(Exercise aim) Only lines holding the string "seaborn" are wanted; copy each one from the material.

(Material)
┏━━

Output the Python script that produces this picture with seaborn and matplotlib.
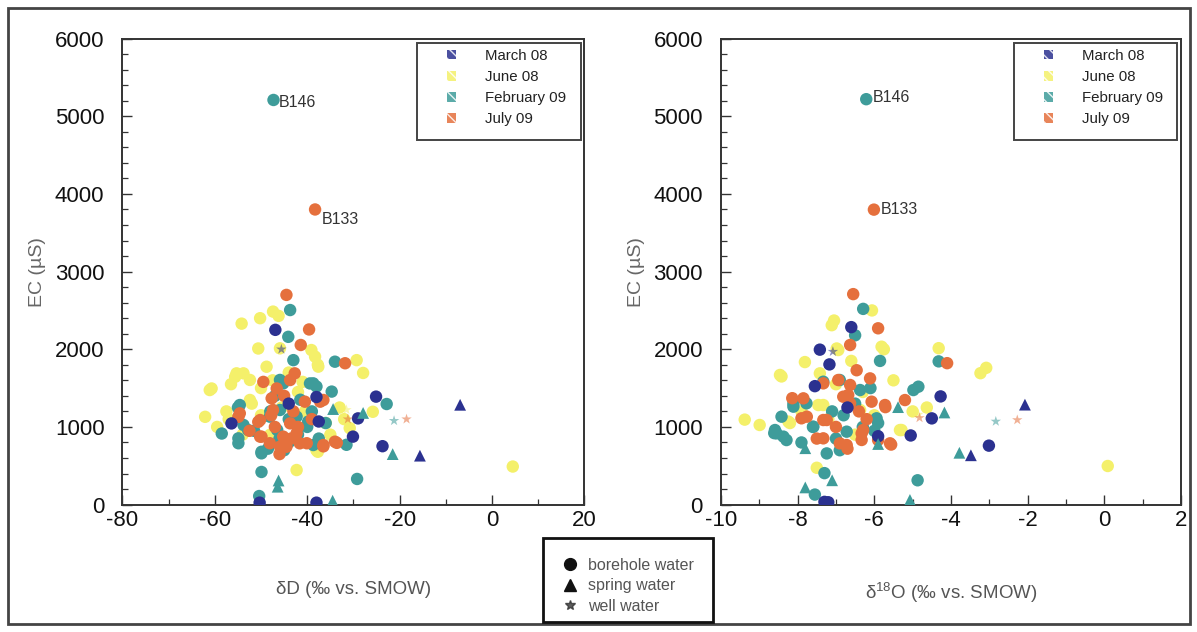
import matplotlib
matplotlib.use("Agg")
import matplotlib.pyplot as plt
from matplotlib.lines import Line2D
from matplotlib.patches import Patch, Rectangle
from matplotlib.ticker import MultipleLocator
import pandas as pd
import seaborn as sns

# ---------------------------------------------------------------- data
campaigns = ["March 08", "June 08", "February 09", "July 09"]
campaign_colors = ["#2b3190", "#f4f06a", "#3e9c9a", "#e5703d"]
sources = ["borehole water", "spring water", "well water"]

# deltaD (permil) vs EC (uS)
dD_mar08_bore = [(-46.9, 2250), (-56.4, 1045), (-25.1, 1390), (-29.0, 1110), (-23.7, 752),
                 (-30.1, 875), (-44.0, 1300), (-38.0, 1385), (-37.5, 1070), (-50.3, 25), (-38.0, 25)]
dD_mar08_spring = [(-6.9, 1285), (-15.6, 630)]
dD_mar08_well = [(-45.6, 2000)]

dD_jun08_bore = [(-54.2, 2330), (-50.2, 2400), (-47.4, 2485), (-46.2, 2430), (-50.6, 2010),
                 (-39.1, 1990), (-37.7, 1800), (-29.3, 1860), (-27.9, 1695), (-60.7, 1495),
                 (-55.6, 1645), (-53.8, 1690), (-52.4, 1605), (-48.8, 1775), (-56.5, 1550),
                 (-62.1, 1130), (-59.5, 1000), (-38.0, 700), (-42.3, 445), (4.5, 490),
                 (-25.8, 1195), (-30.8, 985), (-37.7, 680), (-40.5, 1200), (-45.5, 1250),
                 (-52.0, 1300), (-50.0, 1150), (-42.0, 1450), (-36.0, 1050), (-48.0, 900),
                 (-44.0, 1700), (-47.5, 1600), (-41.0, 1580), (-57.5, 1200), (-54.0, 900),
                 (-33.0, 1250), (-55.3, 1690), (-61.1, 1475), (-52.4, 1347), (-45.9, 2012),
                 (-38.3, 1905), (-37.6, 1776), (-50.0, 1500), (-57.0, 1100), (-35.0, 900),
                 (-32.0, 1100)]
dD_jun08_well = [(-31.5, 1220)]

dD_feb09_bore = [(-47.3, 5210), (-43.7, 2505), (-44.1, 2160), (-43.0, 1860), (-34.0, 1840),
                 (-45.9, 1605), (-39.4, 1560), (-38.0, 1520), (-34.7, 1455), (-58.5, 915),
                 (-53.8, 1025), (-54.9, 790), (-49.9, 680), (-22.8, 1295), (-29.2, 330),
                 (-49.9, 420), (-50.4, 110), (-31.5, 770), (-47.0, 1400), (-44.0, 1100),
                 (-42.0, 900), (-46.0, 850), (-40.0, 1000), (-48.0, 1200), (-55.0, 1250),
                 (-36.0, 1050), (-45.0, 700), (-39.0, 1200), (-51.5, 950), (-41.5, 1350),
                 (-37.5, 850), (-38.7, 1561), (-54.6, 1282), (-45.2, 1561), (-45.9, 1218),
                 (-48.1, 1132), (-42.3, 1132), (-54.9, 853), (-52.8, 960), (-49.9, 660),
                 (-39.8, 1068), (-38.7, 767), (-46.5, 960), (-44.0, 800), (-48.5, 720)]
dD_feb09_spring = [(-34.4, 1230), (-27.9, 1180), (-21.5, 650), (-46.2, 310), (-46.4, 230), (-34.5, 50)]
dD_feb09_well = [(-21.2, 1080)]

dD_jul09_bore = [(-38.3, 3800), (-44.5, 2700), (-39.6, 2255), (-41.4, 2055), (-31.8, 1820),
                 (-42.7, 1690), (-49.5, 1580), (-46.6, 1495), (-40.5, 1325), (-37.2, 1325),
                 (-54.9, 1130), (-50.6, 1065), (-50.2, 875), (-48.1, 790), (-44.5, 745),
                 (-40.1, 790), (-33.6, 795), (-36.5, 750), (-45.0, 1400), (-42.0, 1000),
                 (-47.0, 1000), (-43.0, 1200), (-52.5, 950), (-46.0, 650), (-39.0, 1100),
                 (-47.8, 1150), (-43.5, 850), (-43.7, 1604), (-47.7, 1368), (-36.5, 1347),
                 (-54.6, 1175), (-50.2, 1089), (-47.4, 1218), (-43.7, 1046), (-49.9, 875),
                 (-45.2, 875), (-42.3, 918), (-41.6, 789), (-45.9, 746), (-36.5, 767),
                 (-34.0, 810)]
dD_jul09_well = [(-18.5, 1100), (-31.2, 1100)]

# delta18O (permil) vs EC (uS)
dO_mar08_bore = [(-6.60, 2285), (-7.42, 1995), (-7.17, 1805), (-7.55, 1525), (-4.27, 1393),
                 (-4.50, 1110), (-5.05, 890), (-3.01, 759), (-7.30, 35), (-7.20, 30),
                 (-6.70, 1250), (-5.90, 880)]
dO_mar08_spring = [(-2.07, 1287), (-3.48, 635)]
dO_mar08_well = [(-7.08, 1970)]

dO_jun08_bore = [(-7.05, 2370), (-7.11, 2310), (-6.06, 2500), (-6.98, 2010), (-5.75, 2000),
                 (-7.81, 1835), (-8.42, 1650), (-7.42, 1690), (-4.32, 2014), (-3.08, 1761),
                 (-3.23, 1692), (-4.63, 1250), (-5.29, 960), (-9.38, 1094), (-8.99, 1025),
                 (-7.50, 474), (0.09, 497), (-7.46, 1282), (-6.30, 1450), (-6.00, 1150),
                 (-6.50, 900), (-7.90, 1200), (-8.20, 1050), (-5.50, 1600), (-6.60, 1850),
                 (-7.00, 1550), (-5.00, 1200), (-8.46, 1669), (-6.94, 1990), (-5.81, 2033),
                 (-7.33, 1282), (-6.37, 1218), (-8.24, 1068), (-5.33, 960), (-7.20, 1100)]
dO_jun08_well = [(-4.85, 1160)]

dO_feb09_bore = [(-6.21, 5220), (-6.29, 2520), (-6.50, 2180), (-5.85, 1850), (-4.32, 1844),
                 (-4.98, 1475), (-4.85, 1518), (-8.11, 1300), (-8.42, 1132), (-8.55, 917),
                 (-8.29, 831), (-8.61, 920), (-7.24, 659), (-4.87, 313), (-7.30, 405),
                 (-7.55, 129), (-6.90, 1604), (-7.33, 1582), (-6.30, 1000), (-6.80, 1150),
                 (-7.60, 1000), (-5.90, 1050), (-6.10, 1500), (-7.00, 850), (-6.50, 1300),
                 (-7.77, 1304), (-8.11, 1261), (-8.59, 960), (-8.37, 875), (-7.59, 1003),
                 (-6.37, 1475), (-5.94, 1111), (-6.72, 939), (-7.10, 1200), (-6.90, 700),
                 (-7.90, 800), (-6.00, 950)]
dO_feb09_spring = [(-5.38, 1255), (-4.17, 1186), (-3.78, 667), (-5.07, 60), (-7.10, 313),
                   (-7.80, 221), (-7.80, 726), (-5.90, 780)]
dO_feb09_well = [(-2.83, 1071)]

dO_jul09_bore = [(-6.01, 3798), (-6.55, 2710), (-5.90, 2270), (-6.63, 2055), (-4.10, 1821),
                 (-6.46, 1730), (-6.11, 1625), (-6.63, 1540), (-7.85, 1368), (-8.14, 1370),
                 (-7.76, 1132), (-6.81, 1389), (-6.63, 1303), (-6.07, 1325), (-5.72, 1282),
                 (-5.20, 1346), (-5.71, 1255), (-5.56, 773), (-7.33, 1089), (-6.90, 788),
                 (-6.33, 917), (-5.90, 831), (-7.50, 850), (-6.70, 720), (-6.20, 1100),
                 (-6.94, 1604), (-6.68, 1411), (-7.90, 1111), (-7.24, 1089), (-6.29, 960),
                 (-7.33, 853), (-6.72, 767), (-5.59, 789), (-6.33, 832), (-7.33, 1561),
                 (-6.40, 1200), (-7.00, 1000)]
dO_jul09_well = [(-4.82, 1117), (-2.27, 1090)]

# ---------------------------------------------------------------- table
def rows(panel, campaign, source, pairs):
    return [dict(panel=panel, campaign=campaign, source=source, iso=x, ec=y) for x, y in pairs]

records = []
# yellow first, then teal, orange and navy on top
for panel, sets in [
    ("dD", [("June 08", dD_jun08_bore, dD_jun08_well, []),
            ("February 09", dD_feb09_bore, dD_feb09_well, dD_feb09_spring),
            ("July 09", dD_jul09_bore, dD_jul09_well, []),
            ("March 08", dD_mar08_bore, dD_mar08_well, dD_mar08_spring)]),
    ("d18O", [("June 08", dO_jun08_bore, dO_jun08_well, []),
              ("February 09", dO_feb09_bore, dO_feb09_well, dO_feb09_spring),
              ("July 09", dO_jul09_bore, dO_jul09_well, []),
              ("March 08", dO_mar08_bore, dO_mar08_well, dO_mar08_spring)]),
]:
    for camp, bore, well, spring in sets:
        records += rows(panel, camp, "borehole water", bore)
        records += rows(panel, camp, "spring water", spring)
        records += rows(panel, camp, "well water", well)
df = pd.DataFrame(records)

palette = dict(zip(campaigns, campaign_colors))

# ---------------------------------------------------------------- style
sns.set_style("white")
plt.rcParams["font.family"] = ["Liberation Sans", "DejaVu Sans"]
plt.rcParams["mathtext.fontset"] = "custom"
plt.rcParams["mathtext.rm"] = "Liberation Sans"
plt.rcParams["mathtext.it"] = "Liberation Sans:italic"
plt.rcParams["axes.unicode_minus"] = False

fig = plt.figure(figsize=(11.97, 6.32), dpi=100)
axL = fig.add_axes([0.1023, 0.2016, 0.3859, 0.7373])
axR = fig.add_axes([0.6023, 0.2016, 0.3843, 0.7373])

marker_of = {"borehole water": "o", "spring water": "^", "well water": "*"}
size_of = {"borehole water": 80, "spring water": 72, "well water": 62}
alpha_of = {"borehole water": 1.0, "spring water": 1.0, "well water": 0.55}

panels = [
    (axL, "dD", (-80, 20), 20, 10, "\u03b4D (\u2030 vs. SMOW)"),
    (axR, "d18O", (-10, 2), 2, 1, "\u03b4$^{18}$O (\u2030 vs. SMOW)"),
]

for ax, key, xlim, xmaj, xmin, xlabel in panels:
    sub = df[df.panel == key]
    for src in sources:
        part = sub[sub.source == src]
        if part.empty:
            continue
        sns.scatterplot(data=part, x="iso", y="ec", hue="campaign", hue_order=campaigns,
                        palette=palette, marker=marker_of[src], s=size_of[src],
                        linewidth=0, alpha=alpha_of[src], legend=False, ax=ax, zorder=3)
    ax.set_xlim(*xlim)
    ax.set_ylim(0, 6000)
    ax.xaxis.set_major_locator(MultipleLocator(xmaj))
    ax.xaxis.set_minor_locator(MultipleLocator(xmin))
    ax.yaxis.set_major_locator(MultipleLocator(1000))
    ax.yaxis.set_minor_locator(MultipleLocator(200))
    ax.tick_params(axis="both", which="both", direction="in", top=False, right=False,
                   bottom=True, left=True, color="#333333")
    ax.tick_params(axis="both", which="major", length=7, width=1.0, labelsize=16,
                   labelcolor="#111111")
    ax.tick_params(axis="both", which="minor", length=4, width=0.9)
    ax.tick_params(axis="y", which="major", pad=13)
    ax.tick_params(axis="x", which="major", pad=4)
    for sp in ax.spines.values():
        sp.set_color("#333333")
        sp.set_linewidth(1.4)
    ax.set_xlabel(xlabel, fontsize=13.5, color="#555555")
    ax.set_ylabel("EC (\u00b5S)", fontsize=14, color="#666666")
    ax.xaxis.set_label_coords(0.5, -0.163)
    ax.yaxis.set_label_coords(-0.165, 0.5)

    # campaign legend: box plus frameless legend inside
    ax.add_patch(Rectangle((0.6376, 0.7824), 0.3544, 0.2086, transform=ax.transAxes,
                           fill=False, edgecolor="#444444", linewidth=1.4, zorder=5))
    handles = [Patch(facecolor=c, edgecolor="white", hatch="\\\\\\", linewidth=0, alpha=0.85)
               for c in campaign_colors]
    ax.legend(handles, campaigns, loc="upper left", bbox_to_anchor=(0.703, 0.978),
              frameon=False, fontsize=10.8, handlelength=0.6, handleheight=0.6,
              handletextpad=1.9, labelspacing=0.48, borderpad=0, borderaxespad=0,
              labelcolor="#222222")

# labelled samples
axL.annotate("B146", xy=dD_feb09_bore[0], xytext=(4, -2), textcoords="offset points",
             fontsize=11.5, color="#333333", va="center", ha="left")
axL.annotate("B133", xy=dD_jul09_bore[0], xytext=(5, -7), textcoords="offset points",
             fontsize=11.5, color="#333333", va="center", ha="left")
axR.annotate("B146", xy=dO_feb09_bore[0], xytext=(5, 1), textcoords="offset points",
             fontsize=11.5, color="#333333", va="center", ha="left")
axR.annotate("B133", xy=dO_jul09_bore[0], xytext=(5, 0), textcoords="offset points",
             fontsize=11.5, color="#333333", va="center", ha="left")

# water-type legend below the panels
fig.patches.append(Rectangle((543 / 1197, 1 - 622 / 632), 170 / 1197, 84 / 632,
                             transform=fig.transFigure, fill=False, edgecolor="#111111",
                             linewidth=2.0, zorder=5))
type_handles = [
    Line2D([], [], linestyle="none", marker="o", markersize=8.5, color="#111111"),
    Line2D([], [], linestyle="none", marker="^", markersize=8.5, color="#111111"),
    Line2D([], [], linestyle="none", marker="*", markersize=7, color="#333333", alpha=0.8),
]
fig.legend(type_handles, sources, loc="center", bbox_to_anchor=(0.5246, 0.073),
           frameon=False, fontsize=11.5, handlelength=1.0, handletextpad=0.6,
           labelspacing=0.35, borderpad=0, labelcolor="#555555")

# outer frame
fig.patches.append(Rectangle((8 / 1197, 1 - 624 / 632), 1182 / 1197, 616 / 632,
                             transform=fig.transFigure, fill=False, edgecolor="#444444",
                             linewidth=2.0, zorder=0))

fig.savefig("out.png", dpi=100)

┗━━

(Answer)
Output the Python script that produces this picture with seaborn and matplotlib.
import seaborn as sns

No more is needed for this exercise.